The buzz here in the City of Brotherly Love is that the Philadelphia Museum is likely to sell art from its collection in order to help fund the $68-million purchase of “The Gross Clinic.”
This was touched upon in today’s WHYY radio report, which used a one-sentence anti-deaccessioning soundbite from me as well as comments from representatives of the Philadelphia Museum and its Eakins co-purchaser, the Pennsylvania Academy of the Fine Arts. (Listen here for today’s Philly Public Radio segment; click on the Mar. 13 link) .
The most public pronouncement from the Philadelphia Museum on possible deaccessioning came today at the all-day seminar I attended here on Best and Worst Practices in Deaccessioning, organized by the Philadelphia Area Consortium of Special Collection Libraries.
When she agreed to participate in this symposium a year ago, little did Alice Beamesderfer know that her institution would be on the deaccession hotseat. The Philadelphia Museum’s associate director of collections gave an overview of her institution’s deaccessioning policies and practices, and then gamely addressed the Eakins situation head-on:
Deaccessioning should take place only to strengthen the collection by allowing museums to acquire much finer works of art than those that it removed from the collection. If we fall short [in fundraising for the Eakins], isn’t it justifiable to sell lesser works, or would it have been better just to let “The Gross Clinic” go?
This was obviously meant as a rhetorical question.
Most interestingly, she quoted from the deed of gift signed Dec. 5, 1929 by Susan MacDowell Eakins and Mary Adeline Williams, the executors of Eakins’ estate, who gave the museum a large collection of works by the Philadelphia artist.
The deed reads:
If occasion should arise in which the Museum could in its judgment effect an exchange, favorable to the memory and reputation of Thomas Eakins, of paintings now in the Collection for other paintings, such exchange may be made, provided due care shall be taken by the Museum to preserve always a representative group of the works of Thomas Eakins.
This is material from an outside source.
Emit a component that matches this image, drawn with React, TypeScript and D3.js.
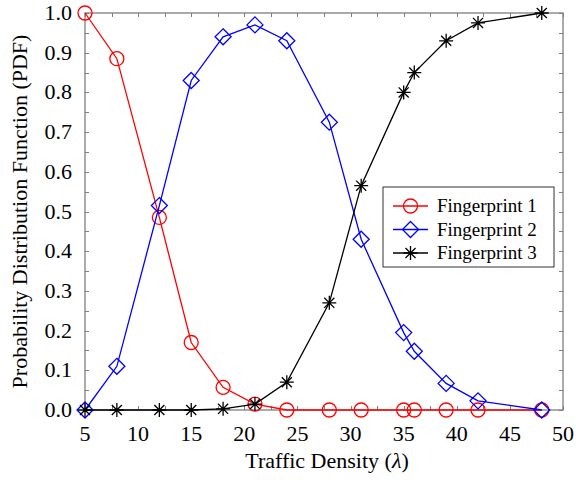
import React, { useEffect, useRef } from 'react'
import * as d3 from 'd3'

const density = [5, 8, 12, 15, 18, 21, 24, 28, 31, 35, 36, 39, 42, 48]
const fingerprint1 = [1.0, 0.885, 0.485, 0.17, 0.057, 0.015, 0, 0, 0, 0, 0, 0, 0, 0]
const fingerprint2 = [0, 0.11, 0.515, 0.83, 0.94, 0.97, 0.93, 0.725, 0.43, 0.195, 0.148, 0.067, 0.023, 0]
const fingerprint3 = [0, 0, 0, 0, 0.003, 0.015, 0.07, 0.27, 0.565, 0.8, 0.85, 0.93, 0.975, 1.0]
const seriesNames = ['Fingerprint 1', 'Fingerprint 2', 'Fingerprint 3']
const xTicks = [5, 10, 15, 20, 25, 30, 35, 40, 45, 50]
const yTicks = [0, 0.1, 0.2, 0.3, 0.4, 0.5, 0.6, 0.7, 0.8, 0.9, 1.0]

const W = 576
const H = 480
const margin = { top: 13, right: 13, bottom: 70, left: 85 }
const font = 'Liberation Serif'

function drawMarker(g: any, kind: string, x: number, y: number, color: string) {
  if (kind === 'circle') {
    g.append('circle').attr('cx', x).attr('cy', y).attr('r', 7)
      .attr('fill', 'none').attr('stroke', color).attr('stroke-width', 1.3)
  } else if (kind === 'diamond') {
    const s = 8
    g.append('path').attr('d', `M${x},${y - s}L${x + s},${y}L${x},${y + s}L${x - s},${y}Z`)
      .attr('fill', 'none').attr('stroke', color).attr('stroke-width', 1.3)
  } else {
    const s = 7
    const d = s * 0.72
    g.append('path')
      .attr('d', `M${x},${y - s}L${x},${y + s}M${x - s},${y}L${x + s},${y}M${x - d},${y - d}L${x + d},${y + d}M${x - d},${y + d}L${x + d},${y - d}`)
      .attr('fill', 'none').attr('stroke', color).attr('stroke-width', 1.3)
  }
}

export default function App() {
  const ref = useRef<SVGSVGElement>(null)

  useEffect(() => {
    const svg = d3.select(ref.current)
    svg.selectAll('*').remove()

    const x = d3.scaleLinear().domain([5, 50]).range([margin.left, W - margin.right])
    const y = d3.scaleLinear().domain([0, 1]).range([H - margin.bottom, margin.top])
    const x0 = margin.left, x1 = W - margin.right
    const y0 = H - margin.bottom, y1 = margin.top

    const axisColor = '#7f7f7f'
    const ticks = svg.append('g').attr('stroke', axisColor).attr('stroke-width', 1)

    // minor + major ticks, inside, on all four sides
    d3.range(5, 50.01, 2.5).forEach(v => {
      const px = Math.round(x(v)) + 0.5
      ticks.append('line').attr('x1', px).attr('x2', px).attr('y1', y0).attr('y2', y0 - 4)
      ticks.append('line').attr('x1', px).attr('x2', px).attr('y1', y1).attr('y2', y1 + 4)
    })
    d3.range(0, 1.001, 0.05).forEach(v => {
      const py = Math.round(y(v)) + 0.5
      ticks.append('line').attr('x1', x0).attr('x2', x0 + 4).attr('y1', py).attr('y2', py)
      ticks.append('line').attr('x1', x1).attr('x2', x1 - 4).attr('y1', py).attr('y2', py)
    })

    svg.append('rect').attr('x', x0).attr('y', y1).attr('width', x1 - x0).attr('height', y0 - y1)
      .attr('fill', 'none').attr('stroke', axisColor).attr('stroke-width', 1.3)

    svg.append('g').selectAll('text').data(xTicks).join('text')
      .attr('x', d => x(d)).attr('y', y0 + 31)
      .attr('text-anchor', 'middle').style('font-family', font).style('font-size', '22px')
      .text(d => d)

    svg.append('g').selectAll('text').data(yTicks).join('text')
      .attr('x', x0 - 13).attr('y', d => y(d) + 7)
      .attr('text-anchor', 'end').style('font-family', font).style('font-size', '22px')
      .text(d => d.toFixed(1))

    const xt = svg.append('text').attr('x', (x0 + x1) / 2 + 3).attr('y', H - 12)
      .attr('text-anchor', 'middle').style('font-family', font).style('font-size', '22px')
    xt.append('tspan').text('Traffic Density (')
    xt.append('tspan').style('font-style', 'italic').text('λ')
    xt.append('tspan').text(')')

    svg.append('text')
      .attr('transform', `translate(27, ${(y0 + y1) / 2}) rotate(-90)`)
      .attr('text-anchor', 'middle').style('font-family', font).style('font-size', '22px')
      .text('Probability Distribution Function (PDF)')

    const series = [
      { values: fingerprint1, color: '#ff0000', marker: 'circle' },
      { values: fingerprint2, color: '#0000ff', marker: 'diamond' },
      { values: fingerprint3, color: '#000000', marker: 'star' },
    ]

    const line = d3.line<number>().x((_, i) => x(density[i])).y(d => y(d))

    series.forEach(s => {
      const g = svg.append('g')
      g.append('path').attr('d', line(s.values)).attr('fill', 'none')
        .attr('stroke', s.color).attr('stroke-width', 1.3)
      s.values.forEach((v, i) => drawMarker(g, s.marker, x(density[i]), y(v), s.color))
    })

    // legend
    const lg = svg.append('g').attr('transform', 'translate(383, 187)')
    lg.append('rect').attr('width', 171).attr('height', 80)
      .attr('fill', '#fff').attr('stroke', '#333').attr('stroke-width', 1)
    series.forEach((s, i) => {
      const cy = 19 + i * 23.5
      lg.append('line').attr('x1', 10).attr('x2', 45).attr('y1', cy).attr('y2', cy)
        .attr('stroke', s.color).attr('stroke-width', 1.3)
      drawMarker(lg, s.marker, 27.5, cy, s.color)
      lg.append('text').attr('x', 54).attr('y', cy + 6)
        .style('font-family', font).style('font-size', '19px').text(seriesNames[i])
    })
  }, [])

  return (
    <div style={{ position: 'absolute', left: 0, top: 0 }}>
      <svg ref={ref} width={W} height={H} style={{ display: 'block', background: '#fff' }} />
    </div>
  )
}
Afterwards, I asked Beamesderfer if I was correct in surmising that the museum is actively considering such an Eakins “exchange.” She said that the curators had indeed identified several works by several artists, including Eakins, for possible disposal. But she added that no decision about whether or what to sell had yet been taken, because fundraising continues.
Then I strolled over to PAFA and got a private look at “The Gross Clinic” in its new setting, where it will open to the public tomorrow and remain on view until June 2008 (after which it shuttles back to the Philadelphia Museum).